[Goal] Reproduce every line of the material below, but drop the pictures.
········
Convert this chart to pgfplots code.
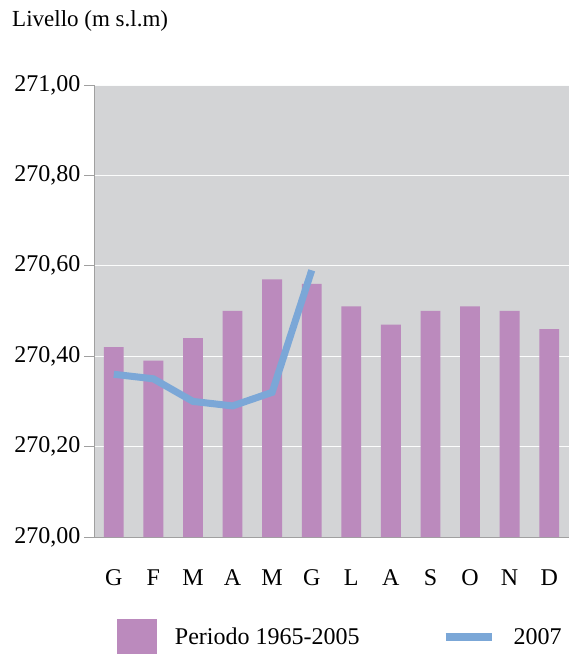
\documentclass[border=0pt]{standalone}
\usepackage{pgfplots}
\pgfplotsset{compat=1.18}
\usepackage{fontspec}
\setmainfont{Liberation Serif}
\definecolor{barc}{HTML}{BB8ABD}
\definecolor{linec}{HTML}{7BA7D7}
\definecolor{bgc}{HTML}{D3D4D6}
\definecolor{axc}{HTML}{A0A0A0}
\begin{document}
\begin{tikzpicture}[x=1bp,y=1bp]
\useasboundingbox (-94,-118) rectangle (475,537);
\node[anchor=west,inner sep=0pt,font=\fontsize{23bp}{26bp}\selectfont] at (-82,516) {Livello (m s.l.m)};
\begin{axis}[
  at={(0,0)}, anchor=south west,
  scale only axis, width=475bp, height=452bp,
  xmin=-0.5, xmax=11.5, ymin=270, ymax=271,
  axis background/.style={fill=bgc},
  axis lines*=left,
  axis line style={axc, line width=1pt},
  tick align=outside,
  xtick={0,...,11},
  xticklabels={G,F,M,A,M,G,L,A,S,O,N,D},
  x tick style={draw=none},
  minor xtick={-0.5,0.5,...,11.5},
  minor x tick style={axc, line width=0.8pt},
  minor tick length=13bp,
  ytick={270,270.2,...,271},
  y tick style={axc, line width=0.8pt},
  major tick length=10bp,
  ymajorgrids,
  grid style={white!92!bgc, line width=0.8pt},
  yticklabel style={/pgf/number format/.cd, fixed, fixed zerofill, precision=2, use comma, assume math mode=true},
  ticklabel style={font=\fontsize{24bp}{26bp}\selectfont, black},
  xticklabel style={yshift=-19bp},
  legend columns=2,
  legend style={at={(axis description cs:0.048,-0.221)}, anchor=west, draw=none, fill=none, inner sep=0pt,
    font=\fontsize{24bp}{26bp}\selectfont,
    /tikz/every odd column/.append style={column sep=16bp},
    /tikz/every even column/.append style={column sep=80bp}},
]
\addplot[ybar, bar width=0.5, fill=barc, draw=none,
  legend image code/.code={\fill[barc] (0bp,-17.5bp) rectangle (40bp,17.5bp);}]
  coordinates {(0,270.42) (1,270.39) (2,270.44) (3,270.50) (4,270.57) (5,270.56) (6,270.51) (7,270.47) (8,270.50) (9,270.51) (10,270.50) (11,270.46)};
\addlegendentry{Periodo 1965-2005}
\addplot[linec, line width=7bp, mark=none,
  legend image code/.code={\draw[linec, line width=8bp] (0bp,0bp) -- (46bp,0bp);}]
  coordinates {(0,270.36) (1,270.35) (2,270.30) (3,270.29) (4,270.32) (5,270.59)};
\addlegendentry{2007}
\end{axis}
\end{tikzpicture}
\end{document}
········
[Answer to this task]
Convert this chart to pgfplots code.
\documentclass[border=0pt]{standalone}
\usepackage{pgfplots}
\pgfplotsset{compat=1.18}
\usepackage{fontspec}
\setmainfont{Liberation Serif}
\definecolor{barc}{HTML}{BB8ABD}
\definecolor{linec}{HTML}{7BA7D7}
\definecolor{bgc}{HTML}{D3D4D6}
\definecolor{axc}{HTML}{A0A0A0}
\begin{document}
\begin{tikzpicture}[x=1bp,y=1bp]
\useasboundingbox (-94,-118) rectangle (475,537);
\node[anchor=west,inner sep=0pt,font=\fontsize{23bp}{26bp}\selectfont] at (-82,516) {Livello (m s.l.m)};
\begin{axis}[
  at={(0,0)}, anchor=south west,
  scale only axis, width=475bp, height=452bp,
  xmin=-0.5, xmax=11.5, ymin=270, ymax=271,
  axis background/.style={fill=bgc},
  axis lines*=left,
  axis line style={axc, line width=1pt},
  tick align=outside,
  xtick={0,...,11},
  xticklabels={G,F,M,A,M,G,L,A,S,O,N,D},
  x tick style={draw=none},
  minor xtick={-0.5,0.5,...,11.5},
  minor x tick style={axc, line width=0.8pt},
  minor tick length=13bp,
  ytick={270,270.2,...,271},
  y tick style={axc, line width=0.8pt},
  major tick length=10bp,
  ymajorgrids,
  grid style={white!92!bgc, line width=0.8pt},
  yticklabel style={/pgf/number format/.cd, fixed, fixed zerofill, precision=2, use comma, assume math mode=true},
  ticklabel style={font=\fontsize{24bp}{26bp}\selectfont, black},
  xticklabel style={yshift=-19bp},
  legend columns=2,
  legend style={at={(axis description cs:0.048,-0.221)}, anchor=west, draw=none, fill=none, inner sep=0pt,
    font=\fontsize{24bp}{26bp}\selectfont,
    /tikz/every odd column/.append style={column sep=16bp},
    /tikz/every even column/.append style={column sep=80bp}},
]
\addplot[ybar, bar width=0.5, fill=barc, draw=none,
  legend image code/.code={\fill[barc] (0bp,-17.5bp) rectangle (40bp,17.5bp);}]
  coordinates {(0,270.42) (1,270.39) (2,270.44) (3,270.50) (4,270.57) (5,270.56) (6,270.51) (7,270.47) (8,270.50) (9,270.51) (10,270.50) (11,270.46)};
\addlegendentry{Periodo 1965-2005}
\addplot[linec, line width=7bp, mark=none,
  legend image code/.code={\draw[linec, line width=8bp] (0bp,0bp) -- (46bp,0bp);}]
  coordinates {(0,270.36) (1,270.35) (2,270.30) (3,270.29) (4,270.32) (5,270.59)};
\addlegendentry{2007}
\end{axis}
\end{tikzpicture}
\end{document}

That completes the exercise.